There are some Baha'is out there who are claiming that if it is not scientific, we don't believe it. They say that anyone who does believe in anything remotely miraculous or magical must somehow be ignorant or stupid.

Well, ignorant I would agree with. After all, ignorant just means we don't know. And if we knew how something happened or worked, then it wouldn't be miraculous. We would be able to explain it.

Anyways, the issue I would point out is that of prayer.

"You pray", I want to ask these people, "don't you? You say your obligatory prayer every day."

"Of course", I can hear them say. "Baha'u'llah commanded us to do so."

"What is the difference? Do you truly understand the dynamics of how prayer works? Can you explain in scientific terms what is happening? How is the effect of prayer any different from what others call magic?"
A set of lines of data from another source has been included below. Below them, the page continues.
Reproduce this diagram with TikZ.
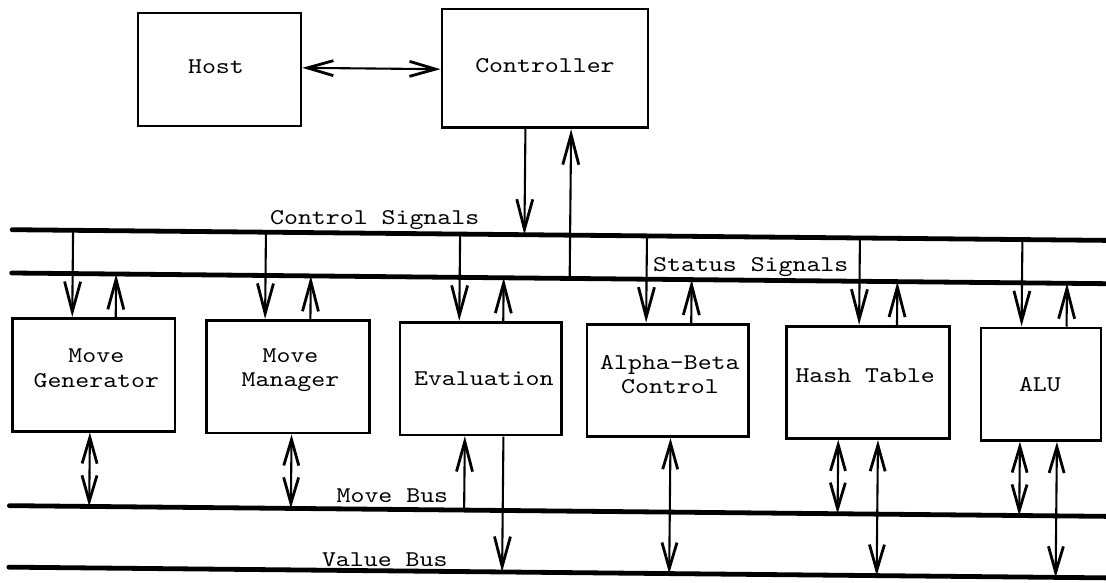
\documentclass[tikz,border=0pt]{standalone}
\usepackage{fontspec}
\newfontfamily\typewriter{lmmono10-regular.otf}[FakeStretch=1.18]
\usetikzlibrary{arrows.meta}
\begin{document}
\begin{tikzpicture}[x=1pt,y=-1pt,
  unit/.style={draw, line width=2.8pt, minimum width=162.5pt, minimum height=112.5pt, inner sep=0pt},
  txt/.style={inner sep=0pt, align=center, font=\typewriter\fontsize{22.5}{24.5}\selectfont},
  buslabel/.style={inner sep=0pt, anchor=base west, font=\typewriter\fontsize{22.5}{24.5}\selectfont},
  bus/.style={line width=4.8pt, line cap=round},
  onehead/.style={line width=2.1pt, -{Straight Barb[length=30pt,width=16pt,line width=2.8pt]}},
  twohead/.style={line width=2.1pt, {Straight Barb[length=26pt,width=15pt,line width=2.8pt]}-{Straight Barb[length=26pt,width=15pt,line width=2.8pt]}}]
\useasboundingbox (0,0) rectangle (1106,582);
\begin{scope}[rotate around={-0.56:(553,291)}]
  % buses
  \coordinate (cs-w) at (11.5,235);   \coordinate (cs-e) at (1115,235);
  \coordinate (ss-w) at (11.5,278.3); \coordinate (ss-e) at (1115,278.3);
  \coordinate (mb-w) at (11.5,511);   \coordinate (mb-e) at (1115,511);
  \coordinate (vb-w) at (11.5,572.5); \coordinate (vb-e) at (1115,572.5);
  \draw[bus] (cs-w) -- (cs-e);
  \draw[bus] (ss-w) -- (ss-e);
  \draw[bus] (mb-w) -- (mb-e);
  \draw[bus] (vb-w) -- (vb-e);
  \node[buslabel] (cs-l) at (269.3,226.8) {Control Signals};
  \node[buslabel] (ss-l) at (652.8,270.2) {Status Signals};
  \node[buslabel] (mb-l) at (338.5,505.0) {Move Bus};
  \node[buslabel] (vb-l) at (324.5,569.0) {Value Bus};

  % host and controller
  \node[unit, minimum width=163pt, minimum height=113pt] (host) at (217.3,72.8) {};
  \node[unit, minimum width=206pt, minimum height=118.5pt] (ctrl) at (542.8,68.4) {};
  \node[txt] (host-t) at ([xshift=-3.5pt,yshift=2.5pt]host.center) {Host};
  \node[txt] (ctrl-t) at ([yshift=3pt]ctrl.center) {Controller};

  % processing units
  \node[unit] (mg) at (94.6,379.4) {};
  \node[unit, minimum width=163pt] (mm) at (288.8,379.4) {};
  \node[unit, minimum width=161.7pt] (ev) at (481.7,379.4) {};
  \node[unit, minimum width=161.7pt] (ab) at (668.8,379.4) {};
  \node[unit, minimum width=163pt] (ht) at (869.1,379.4) {};
  \node[unit, minimum width=120pt] (alu) at (1041.9,379.4) {};
  \node[txt] (mg-t) at ([xshift=2.5pt,yshift=6.5pt]mg.center) {Move\\Generator};
  \node[txt] (mm-t) at ([xshift=2.5pt,yshift=6.5pt]mm.center) {Move\\Manager};
  \node[txt] (ev-t) at ([xshift=3pt]ev.center) {Evaluation};
  \node[txt] (ab-t) at ([xshift=2pt,yshift=6pt]ab.center) {Alpha-Beta\\Control};
  \node[txt] (ht-t) at ([xshift=-3pt,yshift=7pt]ht.center) {Hash Table};
  \node[txt] (alu-t) at ([xshift=-1pt]alu.center) {ALU};

  % host <-> controller
  \coordinate (hc) at ([yshift=1.7pt]host.east);
  \draw[twohead] (hc) -- (hc -| ctrl.west);

  % controller to control signals, status signals to controller
  \coordinate (cd) at (523.9,235);
  \coordinate (cu) at (569.6,278.3);
  \draw[onehead] (cd |- ctrl.south) -- (cd);
  \draw[onehead] (cu) -- (cu |- ctrl.south);

  % control lines down into each unit, status lines up from each unit
  \foreach \u/\d/\p in {mg/72.5/116, mm/265.4/310.7, ev/459.6/503.6,
                        ab/646.5/691.6, ht/859.5/897.4, alu/1022/1067} {
    \coordinate (\u-d) at (\d,235);
    \coordinate (\u-p) at (\p,278.3);
    \draw[onehead] (\u-d) -- (\u-d |- \u.north);
    \draw[onehead] (\u-p |- \u.north) -- (\u-p);
  }

  % move bus and value bus connections
  \coordinate (mg-m) at (91.3,511);
  \coordinate (mm-m) at (293,511);
  \coordinate (ev-m) at (466.3,511);
  \coordinate (ev-v) at (504.9,572.5);
  \coordinate (ab-v) at (672,572.5);
  \coordinate (ht-m) at (839.8,511);
  \coordinate (ht-v) at (879.5,572.5);
  \coordinate (alu-m) at (1021.5,511);
  \coordinate (alu-v) at (1058.5,572.5);
  \draw[twohead] (mg-m |- mg.south) -- (mg-m);
  \draw[twohead] (mm-m |- mm.south) -- (mm-m);
  \draw[onehead] (ev-m) -- (ev-m |- ev.south);
  \draw[onehead] (ev-v |- ev.south) -- (ev-v);
  \draw[twohead] (ab-v |- ab.south) -- (ab-v);
  \draw[twohead] (ht-m |- ht.south) -- (ht-m);
  \draw[twohead] (ht-v |- ht.south) -- (ht-v);
  \draw[twohead] (alu-m |- alu.south) -- (alu-m);
  \draw[twohead] (alu-v |- alu.south) -- (alu-v);
\end{scope}
\end{tikzpicture}
\end{document}
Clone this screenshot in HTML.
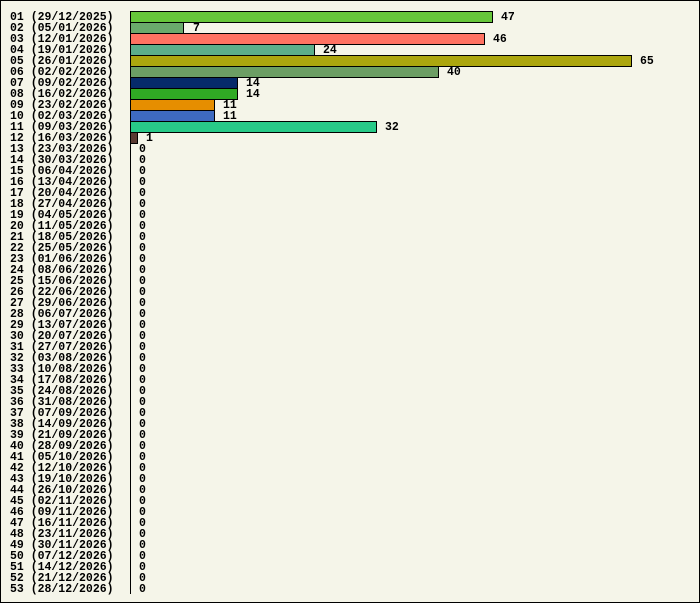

You see, dear Reader, when we accept that the miraculous does occur, even though it is not a proof of a Manifestation's authority and power, then we allow ourselves to begin to learn about the wonder of creation from all sorts of sources. We teach our children of the dreams that Baha'u'llah's father had, and I'll tell you, the Shamen I have spoken with have helped me gain a far greater appreciation of this story. We teach our children of the importance of nature, and I truly believe we can learn a lot about this from the great teachers in the animist religions.

As the House of Justice pointed out in that quote above, the Faith can help us sift through "the falsity of superstitions", but once we remove that, we can better see the truths that lay latent within those teachings.